- [Dataset rows]
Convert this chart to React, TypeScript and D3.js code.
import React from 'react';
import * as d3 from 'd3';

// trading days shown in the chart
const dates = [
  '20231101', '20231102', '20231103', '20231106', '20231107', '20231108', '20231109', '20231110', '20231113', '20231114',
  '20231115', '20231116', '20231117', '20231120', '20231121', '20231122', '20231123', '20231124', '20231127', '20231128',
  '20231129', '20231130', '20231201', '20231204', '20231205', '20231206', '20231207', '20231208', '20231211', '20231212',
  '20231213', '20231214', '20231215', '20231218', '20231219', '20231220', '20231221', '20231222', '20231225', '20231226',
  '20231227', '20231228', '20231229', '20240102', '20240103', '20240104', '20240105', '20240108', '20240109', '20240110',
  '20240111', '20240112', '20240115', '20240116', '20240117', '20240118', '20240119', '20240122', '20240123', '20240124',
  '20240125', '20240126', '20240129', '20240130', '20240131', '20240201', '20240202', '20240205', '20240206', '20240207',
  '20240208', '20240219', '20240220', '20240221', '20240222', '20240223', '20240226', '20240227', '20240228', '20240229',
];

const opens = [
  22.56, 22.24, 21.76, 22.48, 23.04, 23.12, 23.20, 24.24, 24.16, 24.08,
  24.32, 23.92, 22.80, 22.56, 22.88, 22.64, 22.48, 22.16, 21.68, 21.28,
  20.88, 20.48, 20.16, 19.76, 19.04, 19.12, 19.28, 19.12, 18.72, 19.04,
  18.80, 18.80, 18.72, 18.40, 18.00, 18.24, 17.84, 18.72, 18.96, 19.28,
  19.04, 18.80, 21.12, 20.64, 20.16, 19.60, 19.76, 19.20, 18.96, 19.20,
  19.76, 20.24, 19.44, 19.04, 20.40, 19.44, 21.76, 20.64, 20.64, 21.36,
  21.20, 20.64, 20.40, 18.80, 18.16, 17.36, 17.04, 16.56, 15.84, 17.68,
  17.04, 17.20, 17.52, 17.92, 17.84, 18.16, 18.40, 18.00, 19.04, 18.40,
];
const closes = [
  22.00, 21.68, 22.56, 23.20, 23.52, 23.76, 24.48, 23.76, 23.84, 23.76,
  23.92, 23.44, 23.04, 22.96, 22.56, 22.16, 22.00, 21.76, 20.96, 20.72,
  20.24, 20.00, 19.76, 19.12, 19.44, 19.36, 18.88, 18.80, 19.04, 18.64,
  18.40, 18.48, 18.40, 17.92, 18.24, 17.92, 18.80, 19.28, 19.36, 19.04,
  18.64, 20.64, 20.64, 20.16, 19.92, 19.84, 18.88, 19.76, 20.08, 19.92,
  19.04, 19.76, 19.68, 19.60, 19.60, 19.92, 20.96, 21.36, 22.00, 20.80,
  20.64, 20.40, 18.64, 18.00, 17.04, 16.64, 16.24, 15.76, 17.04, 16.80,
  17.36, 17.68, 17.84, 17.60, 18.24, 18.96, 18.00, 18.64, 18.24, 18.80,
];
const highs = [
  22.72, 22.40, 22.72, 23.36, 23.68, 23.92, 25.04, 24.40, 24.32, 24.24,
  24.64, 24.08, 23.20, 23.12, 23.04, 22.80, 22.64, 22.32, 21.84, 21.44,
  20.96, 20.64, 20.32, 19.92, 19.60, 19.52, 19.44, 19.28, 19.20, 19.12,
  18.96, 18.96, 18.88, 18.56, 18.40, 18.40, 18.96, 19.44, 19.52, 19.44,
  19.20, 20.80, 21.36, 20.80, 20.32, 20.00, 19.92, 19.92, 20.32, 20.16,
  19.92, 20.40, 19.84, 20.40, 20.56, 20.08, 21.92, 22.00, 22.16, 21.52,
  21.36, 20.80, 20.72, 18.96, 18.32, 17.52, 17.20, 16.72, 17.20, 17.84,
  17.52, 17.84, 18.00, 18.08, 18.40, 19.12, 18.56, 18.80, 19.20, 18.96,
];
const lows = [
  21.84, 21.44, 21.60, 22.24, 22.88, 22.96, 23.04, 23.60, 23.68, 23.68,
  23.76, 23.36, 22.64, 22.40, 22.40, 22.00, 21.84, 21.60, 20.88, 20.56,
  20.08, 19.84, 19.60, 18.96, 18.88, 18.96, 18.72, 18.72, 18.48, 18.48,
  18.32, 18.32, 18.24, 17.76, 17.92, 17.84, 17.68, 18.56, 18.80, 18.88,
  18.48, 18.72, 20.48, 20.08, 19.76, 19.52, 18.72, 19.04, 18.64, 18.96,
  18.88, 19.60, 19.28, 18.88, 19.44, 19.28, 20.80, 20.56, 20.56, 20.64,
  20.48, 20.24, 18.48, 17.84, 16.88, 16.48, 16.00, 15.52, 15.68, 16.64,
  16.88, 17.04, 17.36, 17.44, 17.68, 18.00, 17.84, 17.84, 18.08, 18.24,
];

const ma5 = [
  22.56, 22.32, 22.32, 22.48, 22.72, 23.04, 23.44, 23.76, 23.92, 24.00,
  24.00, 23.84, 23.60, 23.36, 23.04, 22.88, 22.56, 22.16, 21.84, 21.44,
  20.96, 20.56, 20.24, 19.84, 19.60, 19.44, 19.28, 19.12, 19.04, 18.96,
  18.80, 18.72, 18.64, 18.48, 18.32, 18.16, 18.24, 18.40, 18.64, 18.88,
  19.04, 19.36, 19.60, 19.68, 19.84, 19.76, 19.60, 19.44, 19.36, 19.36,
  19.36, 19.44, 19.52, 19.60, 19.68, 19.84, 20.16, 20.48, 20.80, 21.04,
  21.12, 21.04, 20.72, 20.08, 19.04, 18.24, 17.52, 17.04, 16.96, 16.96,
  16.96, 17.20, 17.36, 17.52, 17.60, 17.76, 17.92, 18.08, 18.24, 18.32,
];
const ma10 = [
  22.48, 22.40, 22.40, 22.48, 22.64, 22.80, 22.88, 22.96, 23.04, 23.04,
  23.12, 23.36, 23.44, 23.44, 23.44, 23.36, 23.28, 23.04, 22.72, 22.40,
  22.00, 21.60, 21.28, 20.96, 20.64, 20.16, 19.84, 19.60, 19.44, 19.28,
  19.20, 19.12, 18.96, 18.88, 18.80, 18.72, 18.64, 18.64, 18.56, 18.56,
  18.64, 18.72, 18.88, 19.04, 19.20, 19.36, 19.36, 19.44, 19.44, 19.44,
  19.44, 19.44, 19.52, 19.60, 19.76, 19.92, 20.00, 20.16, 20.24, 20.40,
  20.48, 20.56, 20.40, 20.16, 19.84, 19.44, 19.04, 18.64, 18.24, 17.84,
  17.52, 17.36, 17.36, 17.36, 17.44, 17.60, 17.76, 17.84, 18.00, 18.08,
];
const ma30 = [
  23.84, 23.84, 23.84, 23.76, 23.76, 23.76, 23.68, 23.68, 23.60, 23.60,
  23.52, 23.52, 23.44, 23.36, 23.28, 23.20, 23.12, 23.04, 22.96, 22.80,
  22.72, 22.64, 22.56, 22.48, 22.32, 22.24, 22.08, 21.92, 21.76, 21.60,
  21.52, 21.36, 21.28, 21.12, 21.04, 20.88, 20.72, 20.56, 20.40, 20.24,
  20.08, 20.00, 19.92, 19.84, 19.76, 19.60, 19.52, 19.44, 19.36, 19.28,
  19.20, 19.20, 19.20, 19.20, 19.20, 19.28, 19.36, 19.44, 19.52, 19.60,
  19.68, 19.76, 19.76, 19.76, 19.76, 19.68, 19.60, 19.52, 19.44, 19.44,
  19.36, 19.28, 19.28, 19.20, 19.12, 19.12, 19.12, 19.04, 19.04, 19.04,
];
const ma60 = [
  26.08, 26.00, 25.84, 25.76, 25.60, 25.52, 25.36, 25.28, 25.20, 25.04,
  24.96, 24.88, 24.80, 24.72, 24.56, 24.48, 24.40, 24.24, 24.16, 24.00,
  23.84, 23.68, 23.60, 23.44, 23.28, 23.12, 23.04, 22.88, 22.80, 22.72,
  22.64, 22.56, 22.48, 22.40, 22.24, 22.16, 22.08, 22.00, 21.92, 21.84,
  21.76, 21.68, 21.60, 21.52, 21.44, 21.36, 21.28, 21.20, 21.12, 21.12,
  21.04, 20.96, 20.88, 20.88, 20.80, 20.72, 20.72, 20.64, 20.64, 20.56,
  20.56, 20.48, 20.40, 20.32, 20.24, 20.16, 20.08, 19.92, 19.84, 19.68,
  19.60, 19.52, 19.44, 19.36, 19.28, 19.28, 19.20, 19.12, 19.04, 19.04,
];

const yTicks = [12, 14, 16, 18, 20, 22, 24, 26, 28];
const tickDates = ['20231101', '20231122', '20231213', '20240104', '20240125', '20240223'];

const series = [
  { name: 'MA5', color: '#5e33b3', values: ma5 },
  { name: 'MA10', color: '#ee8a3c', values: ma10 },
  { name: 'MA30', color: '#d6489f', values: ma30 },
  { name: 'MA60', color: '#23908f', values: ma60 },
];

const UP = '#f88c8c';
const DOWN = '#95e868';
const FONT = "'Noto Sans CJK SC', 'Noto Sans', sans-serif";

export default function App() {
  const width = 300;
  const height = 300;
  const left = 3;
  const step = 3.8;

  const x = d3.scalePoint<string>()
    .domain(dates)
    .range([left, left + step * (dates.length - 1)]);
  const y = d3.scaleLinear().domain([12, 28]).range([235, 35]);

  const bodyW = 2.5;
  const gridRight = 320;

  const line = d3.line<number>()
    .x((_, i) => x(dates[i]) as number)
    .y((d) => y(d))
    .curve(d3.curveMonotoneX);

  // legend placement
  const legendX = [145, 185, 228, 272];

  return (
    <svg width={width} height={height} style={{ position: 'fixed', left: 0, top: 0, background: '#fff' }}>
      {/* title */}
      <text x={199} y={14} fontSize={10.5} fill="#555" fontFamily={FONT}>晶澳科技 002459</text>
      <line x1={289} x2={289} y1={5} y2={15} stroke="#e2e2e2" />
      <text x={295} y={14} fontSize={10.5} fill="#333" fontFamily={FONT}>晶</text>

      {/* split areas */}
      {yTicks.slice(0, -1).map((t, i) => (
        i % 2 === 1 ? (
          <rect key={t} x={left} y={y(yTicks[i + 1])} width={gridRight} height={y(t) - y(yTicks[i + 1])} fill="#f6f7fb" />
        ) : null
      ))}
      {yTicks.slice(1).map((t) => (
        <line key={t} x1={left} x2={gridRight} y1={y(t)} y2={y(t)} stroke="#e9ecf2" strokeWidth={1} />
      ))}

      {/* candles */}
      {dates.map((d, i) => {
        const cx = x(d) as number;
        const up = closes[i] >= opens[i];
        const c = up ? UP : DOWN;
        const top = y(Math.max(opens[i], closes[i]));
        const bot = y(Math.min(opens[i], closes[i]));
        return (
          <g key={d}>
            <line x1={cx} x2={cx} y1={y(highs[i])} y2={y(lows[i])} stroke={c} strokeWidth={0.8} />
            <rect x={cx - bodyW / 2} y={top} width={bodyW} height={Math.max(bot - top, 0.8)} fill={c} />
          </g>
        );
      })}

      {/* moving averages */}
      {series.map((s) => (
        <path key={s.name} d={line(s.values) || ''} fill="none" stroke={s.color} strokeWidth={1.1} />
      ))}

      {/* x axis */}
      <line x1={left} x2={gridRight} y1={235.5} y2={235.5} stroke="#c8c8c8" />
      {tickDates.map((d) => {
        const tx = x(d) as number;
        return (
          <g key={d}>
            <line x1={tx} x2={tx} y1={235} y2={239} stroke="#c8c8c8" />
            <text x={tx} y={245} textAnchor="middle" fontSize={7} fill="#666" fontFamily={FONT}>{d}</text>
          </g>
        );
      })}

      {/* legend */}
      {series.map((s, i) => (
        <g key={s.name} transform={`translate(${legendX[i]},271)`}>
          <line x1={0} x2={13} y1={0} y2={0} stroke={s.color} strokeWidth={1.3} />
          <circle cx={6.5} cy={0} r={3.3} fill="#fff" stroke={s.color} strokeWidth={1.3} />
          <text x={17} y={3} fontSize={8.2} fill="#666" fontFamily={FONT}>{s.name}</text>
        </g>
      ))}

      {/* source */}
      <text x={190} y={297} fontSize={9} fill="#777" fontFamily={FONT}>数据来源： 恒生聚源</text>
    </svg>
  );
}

==

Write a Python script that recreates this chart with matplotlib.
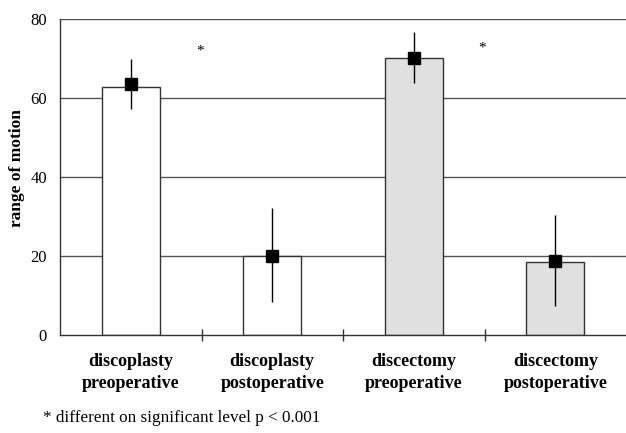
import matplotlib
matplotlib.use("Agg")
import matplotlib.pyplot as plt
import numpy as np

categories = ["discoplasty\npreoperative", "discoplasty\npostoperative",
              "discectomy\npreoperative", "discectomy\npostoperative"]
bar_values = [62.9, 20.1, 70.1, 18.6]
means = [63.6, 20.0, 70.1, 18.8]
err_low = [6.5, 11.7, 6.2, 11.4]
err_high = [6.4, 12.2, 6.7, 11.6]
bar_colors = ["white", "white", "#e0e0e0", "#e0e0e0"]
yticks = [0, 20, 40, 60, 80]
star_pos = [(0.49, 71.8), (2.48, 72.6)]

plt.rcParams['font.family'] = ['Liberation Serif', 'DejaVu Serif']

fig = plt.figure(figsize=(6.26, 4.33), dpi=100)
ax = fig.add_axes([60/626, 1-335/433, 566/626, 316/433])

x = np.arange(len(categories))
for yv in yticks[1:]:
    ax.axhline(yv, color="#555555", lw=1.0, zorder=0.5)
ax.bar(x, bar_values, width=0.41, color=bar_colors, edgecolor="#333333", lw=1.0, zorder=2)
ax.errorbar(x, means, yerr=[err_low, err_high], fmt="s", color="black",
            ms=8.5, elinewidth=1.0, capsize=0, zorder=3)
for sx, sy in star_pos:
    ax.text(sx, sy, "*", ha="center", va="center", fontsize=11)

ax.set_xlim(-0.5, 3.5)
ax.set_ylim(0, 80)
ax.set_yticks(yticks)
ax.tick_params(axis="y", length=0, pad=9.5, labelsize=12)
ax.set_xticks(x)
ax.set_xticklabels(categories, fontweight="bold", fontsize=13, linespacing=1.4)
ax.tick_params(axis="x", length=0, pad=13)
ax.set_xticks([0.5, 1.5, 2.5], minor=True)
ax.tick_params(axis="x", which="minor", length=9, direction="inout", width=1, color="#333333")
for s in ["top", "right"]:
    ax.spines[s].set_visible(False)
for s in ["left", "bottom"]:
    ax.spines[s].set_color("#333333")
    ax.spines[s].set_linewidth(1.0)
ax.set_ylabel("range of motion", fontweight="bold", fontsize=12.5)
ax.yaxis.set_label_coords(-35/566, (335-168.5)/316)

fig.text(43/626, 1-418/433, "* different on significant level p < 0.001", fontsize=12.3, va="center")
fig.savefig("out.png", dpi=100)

- [Task goal]
Retype, word for word, every line from the line with "Convert this chart" to the line with "import * as d3 from 'd3';", inclusive. Add nothing.

- [Task output]
Convert this chart to React, TypeScript and D3.js code.
import React from 'react';
import * as d3 from 'd3';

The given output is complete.